There was only one same-sex wedding in San Francisco on Monday, and according to Mayor Newsom, it was a fitting way to kick start same-sex marriages in California.
Phyllis Lyon and Del Martin emerged from the mayor's office as spouses for life. For a couple who spent their lives fighting for gay rights, it was an emotional day, one that brought tears throughout City Hall.
"When we first got together, we weren't really thinking about getting married, we were just thinking about getting together, but I think it's a wonderful day," said Phyllis.
Phyllis and Del were the first couple to get married four years ago, when San Francisco held same-sex weddings in defiance of state law, but this time it was legal and a defining moment in history.

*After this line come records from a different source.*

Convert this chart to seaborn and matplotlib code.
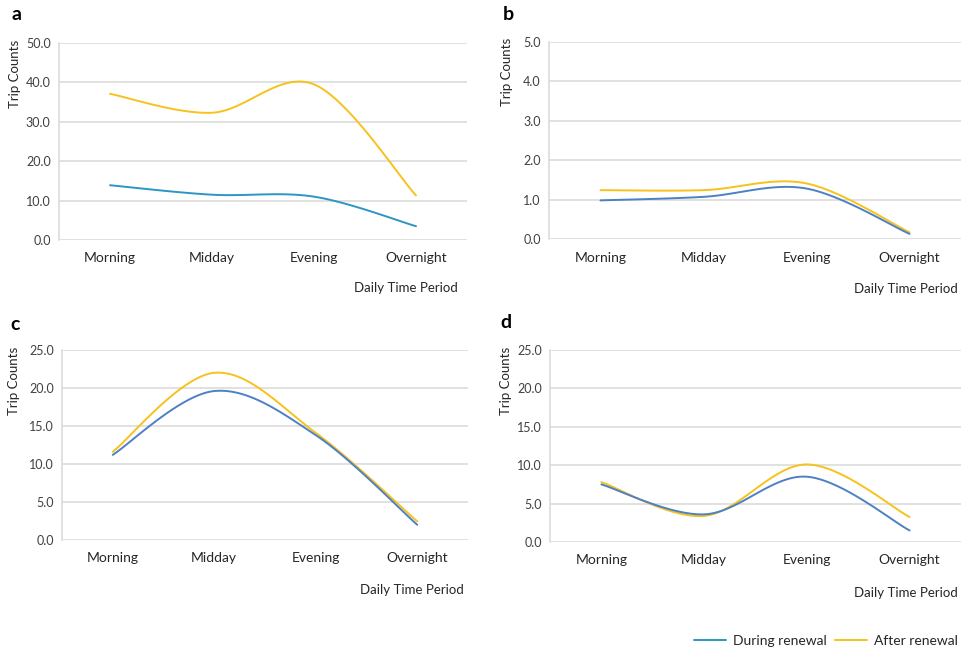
import numpy as np
import pandas as pd
import matplotlib
matplotlib.use("Agg")
import matplotlib.pyplot as plt
import seaborn as sns
from matplotlib.ticker import FormatStrFormatter

sns.set_theme(style="white")
plt.rcParams['font.family'] = ['Lato', 'DejaVu Sans']

periods = ['Morning', 'Midday', 'Evening', 'Overnight']

# trip counts
a_during = [13.9, 11.5, 11.0, 3.5]
a_after = [37.1, 32.3, 39.5, 11.3]
b_during = [0.98, 1.07, 1.28, 0.13]
b_after = [1.24, 1.24, 1.41, 0.17]
c_during = [11.2, 19.6, 13.8, 2.0]
c_after = [11.6, 22.0, 14.1, 2.45]
d_during = [7.5, 3.6, 8.5, 1.5]
d_after = [7.8, 3.4, 10.1, 3.25]

y_max = {'a': 50, 'b': 5, 'c': 25, 'd': 25}
y_step = {'a': 10, 'b': 1, 'c': 5, 'd': 5}

YELLOW = '#f7c21c'
TEAL = '#2a97c4'
STEEL = '#4d80c4'
GRID = '#d9d9d9'


def smooth(vals, n=40):
    # Excel-style smoothed line: bezier through the points, catmull-rom controls
    pts = np.column_stack([np.arange(len(vals)), vals]).astype(float)
    xs, ys = [], []
    for i in range(len(pts) - 1):
        p0 = pts[i - 1] if i > 0 else pts[i]
        p1, p2 = pts[i], pts[i + 1]
        p3 = pts[i + 2] if i + 2 < len(pts) else pts[i + 1]
        c1 = p1 + (p2 - p0) / 6
        c2 = p2 - (p3 - p1) / 6
        t = np.linspace(0, 1, n)[:, None]
        seg = ((1 - t) ** 3 * p1 + 3 * (1 - t) ** 2 * t * c1
               + 3 * (1 - t) * t ** 2 * c2 + t ** 3 * p2)
        xs.extend(seg[:, 0])
        ys.extend(seg[:, 1])
    return xs, ys


fig = plt.figure(figsize=(9.68, 6.54), dpi=100)
W, H = 968, 654

panels = {
    'a': dict(box=(59, 43, 467, 240), data=(a_during, a_after), blue=TEAL,
              letter=(16, 15), ylab=(15, 40), xlab=(458, 288)),
    'b': dict(box=(549, 42, 961, 239), data=(b_during, b_after), blue=STEEL,
              letter=(508, 15), ylab=(507, 38), xlab=(958, 289)),
    'c': dict(box=(62, 350, 468, 540), data=(c_during, c_after), blue=STEEL,
              letter=(15, 324), ylab=(14, 347), xlab=(464, 590)),
    'd': dict(box=(550, 350, 961, 542), data=(d_during, d_after), blue=STEEL,
              letter=(506, 323), ylab=(506, 347), xlab=(958, 593)),
}

for key, p in panels.items():
    x0, y0, x1, y1 = p['box']
    ax = fig.add_axes([x0 / W, 1 - y1 / H, (x1 - x0) / W, (y1 - y0) / H])
    during, after = p['data']
    frames = []
    for name, vals in [('During renewal', during), ('After renewal', after)]:
        sx, sy = smooth(vals)
        frames.append(pd.DataFrame({'x': sx, 'y': sy, 'series': name}))
    df = pd.concat(frames, ignore_index=True)
    sns.lineplot(data=df, x='x', y='y', hue='series', sort=False, ax=ax,
                 palette={'During renewal': p['blue'], 'After renewal': YELLOW},
                 hue_order=['After renewal', 'During renewal'],
                 linewidth=1.4, legend=False)
    ax.set_xlim(-0.5, 3.5)
    ax.set_ylim(0, y_max[key])
    ax.set_yticks(np.arange(0, y_max[key] + y_step[key] / 2, y_step[key]))
    ax.yaxis.set_major_formatter(FormatStrFormatter('%.1f'))
    ax.set_xticks(range(len(periods)))
    ax.set_xticklabels(periods)
    ax.grid(axis='y', color=GRID, linewidth=1.1)
    ax.set_axisbelow(True)
    for s in ['top', 'right', 'bottom']:
        ax.spines[s].set_visible(False)
    ax.spines['left'].set_color(GRID)
    ax.spines['left'].set_linewidth(1.1)
    ax.tick_params(axis='y', length=0, pad=6, labelsize=9, labelcolor='#404040')
    ax.tick_params(axis='x', length=0, pad=9, labelsize=10, labelcolor='#262626')
    ax.set_xlabel('')
    ax.set_ylabel('')
    lx, ly = p['letter']
    fig.text(lx / W, 1 - ly / H, key, fontsize=14, fontweight='bold',
             ha='center', va='center', color='black')
    yx, yy = p['ylab']
    fig.text(yx / W, 1 - yy / H, 'Trip Counts', rotation=90, fontsize=9.5,
             ha='center', va='top', color='#262626')
    xx, xy = p['xlab']
    fig.text(xx / W, 1 - xy / H, 'Daily Time Period', fontsize=9.5,
             ha='right', va='center', color='#262626')

# legend along the bottom right
handles = [plt.Line2D([], [], color=TEAL, lw=1.4),
           plt.Line2D([], [], color=YELLOW, lw=1.4)]
fig.legend(handles, ['During renewal', 'After renewal'], loc='center right',
           bbox_to_anchor=(970 / W, 1 - 641 / H), ncol=2, frameon=False,
           fontsize=10, handlelength=2.3, handletextpad=0.5, columnspacing=0.6,
           labelcolor='#262626')

fig.savefig('out.png', dpi=100)
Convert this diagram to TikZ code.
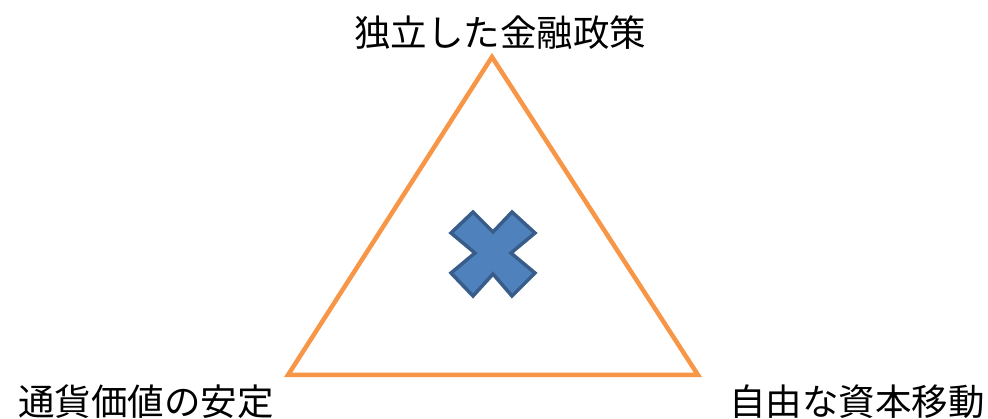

"Today we can confidently say it's the first day in the state of California that we are providing marriage equally and fairly to everyone, denying no one their right and opportunity to live their lives out loud," said Mayor Gavin Newsom.
However, not everyone at City Hall was celebrating. Outside, members of an extreme religious group from Kansas waved large signs in protest. Representatives of more mainstream religious groups also came in opposition, such as a couple with Catholics for the Common Good.
"Being that we're here to uphold marriage as we know it from the Bible, we're not here to ruin somebody's day. We're here to uphold God's law," said Julie Malaspina from Catholics For The Common Good.
Opponents of same-sex marriage were quickly outnumbered. Hundreds of same-sex supporters began to converge at City Hall, turning what began as a demonstration, into a celebration.
"I wasn't here in 2004 so I definitely wanted to be a part of it this year and it's a pretty cool moment, to hear the crowds cheering and not really know what's going on, but still feel the energy of it and all. It's pretty cool," said Jackie Duda, a San Francisco resident.
And the energy is likely to carry on at San Francisco City Hall at least for the next two weeks. The City Clerk's Office set up this satellite office to process the high number of same-sex couples who booked appointments. After filling out these new gender neutral applications, which simply says "Party A" and "Party B," couples will say, "I do," throughout the galleries, just as they did four years ago.
"You're going to see many ceremonies continually going though the building in different levels," said Kenton Owyang, from the San Francisco City Clerk's Office.
The City Clerks Office will be open from 8 a.m. to 8 p.m. at least for the next two weeks. The Clerks Office says they can handle up to 500 marriages a day.